***** Data entries *****

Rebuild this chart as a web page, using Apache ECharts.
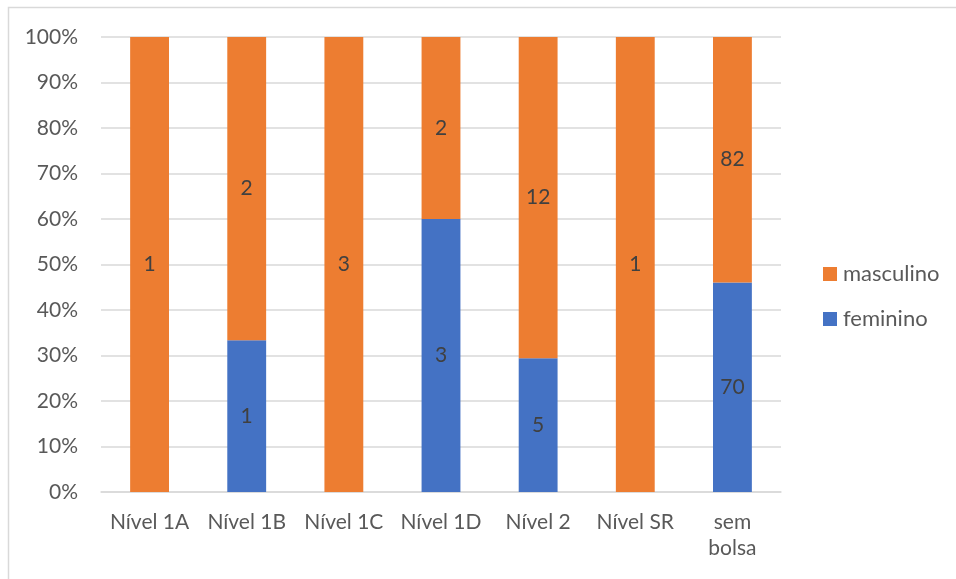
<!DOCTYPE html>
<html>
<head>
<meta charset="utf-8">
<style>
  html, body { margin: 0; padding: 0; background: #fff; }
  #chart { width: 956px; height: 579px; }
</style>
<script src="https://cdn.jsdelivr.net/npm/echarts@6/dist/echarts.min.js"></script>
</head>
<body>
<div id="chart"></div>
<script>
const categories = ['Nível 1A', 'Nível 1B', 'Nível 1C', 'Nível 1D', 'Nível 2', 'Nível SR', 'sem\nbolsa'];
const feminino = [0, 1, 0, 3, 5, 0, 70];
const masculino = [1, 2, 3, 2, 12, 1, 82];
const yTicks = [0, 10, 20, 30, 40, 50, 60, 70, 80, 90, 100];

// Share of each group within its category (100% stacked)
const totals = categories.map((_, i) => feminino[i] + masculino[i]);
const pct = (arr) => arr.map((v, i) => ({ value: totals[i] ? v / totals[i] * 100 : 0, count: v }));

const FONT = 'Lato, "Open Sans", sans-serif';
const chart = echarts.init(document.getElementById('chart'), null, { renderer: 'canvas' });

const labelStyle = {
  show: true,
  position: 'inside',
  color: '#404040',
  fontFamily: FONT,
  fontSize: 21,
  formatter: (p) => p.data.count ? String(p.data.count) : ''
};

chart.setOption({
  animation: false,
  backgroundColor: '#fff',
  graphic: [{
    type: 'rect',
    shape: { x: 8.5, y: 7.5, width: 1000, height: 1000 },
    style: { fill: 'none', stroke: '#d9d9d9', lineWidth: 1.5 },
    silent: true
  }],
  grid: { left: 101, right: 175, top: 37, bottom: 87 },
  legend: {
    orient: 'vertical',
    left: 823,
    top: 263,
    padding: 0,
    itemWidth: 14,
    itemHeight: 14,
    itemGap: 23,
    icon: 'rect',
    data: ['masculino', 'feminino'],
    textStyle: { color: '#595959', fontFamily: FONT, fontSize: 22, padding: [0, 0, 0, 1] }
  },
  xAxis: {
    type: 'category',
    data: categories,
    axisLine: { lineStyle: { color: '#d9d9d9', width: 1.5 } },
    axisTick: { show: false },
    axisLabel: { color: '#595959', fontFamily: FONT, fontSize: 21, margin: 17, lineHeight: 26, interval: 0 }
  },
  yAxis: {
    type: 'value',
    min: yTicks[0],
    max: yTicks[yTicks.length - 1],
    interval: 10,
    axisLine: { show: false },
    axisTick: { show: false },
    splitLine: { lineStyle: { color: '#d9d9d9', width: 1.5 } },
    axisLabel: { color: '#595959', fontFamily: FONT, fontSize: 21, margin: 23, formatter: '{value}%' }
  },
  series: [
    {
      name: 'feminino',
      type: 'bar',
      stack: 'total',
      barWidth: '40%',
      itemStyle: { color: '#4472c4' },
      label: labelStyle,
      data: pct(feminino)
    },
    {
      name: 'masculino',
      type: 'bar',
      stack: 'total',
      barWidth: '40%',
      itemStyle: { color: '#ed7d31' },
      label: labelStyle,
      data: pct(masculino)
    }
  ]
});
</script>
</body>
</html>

*****
***** Data entries *****

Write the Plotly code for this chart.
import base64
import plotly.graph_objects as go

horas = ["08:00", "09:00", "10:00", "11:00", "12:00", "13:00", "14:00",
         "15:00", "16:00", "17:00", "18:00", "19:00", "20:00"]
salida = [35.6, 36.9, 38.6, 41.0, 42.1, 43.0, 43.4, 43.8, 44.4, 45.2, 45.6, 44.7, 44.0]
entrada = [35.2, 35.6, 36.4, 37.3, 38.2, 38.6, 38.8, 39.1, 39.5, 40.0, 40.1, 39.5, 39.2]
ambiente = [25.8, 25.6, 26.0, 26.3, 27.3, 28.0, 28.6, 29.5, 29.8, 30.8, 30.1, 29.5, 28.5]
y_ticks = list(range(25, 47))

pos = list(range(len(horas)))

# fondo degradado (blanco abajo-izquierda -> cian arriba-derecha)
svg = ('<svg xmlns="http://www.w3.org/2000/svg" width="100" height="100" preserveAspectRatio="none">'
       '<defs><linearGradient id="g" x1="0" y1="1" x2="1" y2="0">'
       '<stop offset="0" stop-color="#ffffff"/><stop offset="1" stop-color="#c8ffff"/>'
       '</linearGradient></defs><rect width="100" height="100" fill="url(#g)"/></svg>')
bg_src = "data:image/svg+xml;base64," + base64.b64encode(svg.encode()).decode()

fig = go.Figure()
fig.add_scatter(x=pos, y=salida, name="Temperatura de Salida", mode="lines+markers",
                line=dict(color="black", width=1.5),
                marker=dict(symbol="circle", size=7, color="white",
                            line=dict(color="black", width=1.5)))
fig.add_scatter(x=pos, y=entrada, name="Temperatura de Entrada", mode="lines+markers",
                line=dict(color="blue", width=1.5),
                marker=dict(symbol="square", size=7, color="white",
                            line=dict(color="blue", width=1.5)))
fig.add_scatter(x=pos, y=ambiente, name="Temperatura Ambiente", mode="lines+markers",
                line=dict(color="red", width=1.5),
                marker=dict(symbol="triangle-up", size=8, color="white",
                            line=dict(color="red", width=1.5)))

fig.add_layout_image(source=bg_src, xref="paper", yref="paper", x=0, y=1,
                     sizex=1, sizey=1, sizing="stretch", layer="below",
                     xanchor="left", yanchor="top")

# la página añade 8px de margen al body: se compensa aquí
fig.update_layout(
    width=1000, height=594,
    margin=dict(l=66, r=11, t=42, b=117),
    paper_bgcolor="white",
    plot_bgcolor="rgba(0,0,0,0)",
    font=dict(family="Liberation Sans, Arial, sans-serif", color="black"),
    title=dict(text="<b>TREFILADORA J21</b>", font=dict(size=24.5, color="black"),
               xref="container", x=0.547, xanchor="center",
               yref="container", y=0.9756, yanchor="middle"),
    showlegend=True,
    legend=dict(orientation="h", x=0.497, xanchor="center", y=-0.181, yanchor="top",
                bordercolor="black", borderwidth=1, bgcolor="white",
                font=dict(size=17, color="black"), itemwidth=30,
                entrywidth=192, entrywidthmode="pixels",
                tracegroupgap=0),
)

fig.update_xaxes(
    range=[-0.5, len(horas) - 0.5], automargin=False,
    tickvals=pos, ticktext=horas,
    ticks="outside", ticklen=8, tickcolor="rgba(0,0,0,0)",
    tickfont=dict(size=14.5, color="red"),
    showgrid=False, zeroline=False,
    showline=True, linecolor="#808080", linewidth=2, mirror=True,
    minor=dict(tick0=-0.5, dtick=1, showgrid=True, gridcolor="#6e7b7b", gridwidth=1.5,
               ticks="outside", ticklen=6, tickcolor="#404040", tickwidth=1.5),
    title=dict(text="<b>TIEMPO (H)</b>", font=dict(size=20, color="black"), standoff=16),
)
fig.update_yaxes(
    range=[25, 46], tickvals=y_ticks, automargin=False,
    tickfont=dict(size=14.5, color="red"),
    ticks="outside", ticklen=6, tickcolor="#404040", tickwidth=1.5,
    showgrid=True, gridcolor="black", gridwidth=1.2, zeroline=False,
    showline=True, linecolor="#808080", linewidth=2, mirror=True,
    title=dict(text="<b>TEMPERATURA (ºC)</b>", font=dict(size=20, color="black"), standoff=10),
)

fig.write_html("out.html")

*****

Exercise brief> From the material above, copy each line that includes the word "this".

Expected answer>
Rebuild this chart as a web page, using Apache ECharts.
Write the Plotly code for this chart.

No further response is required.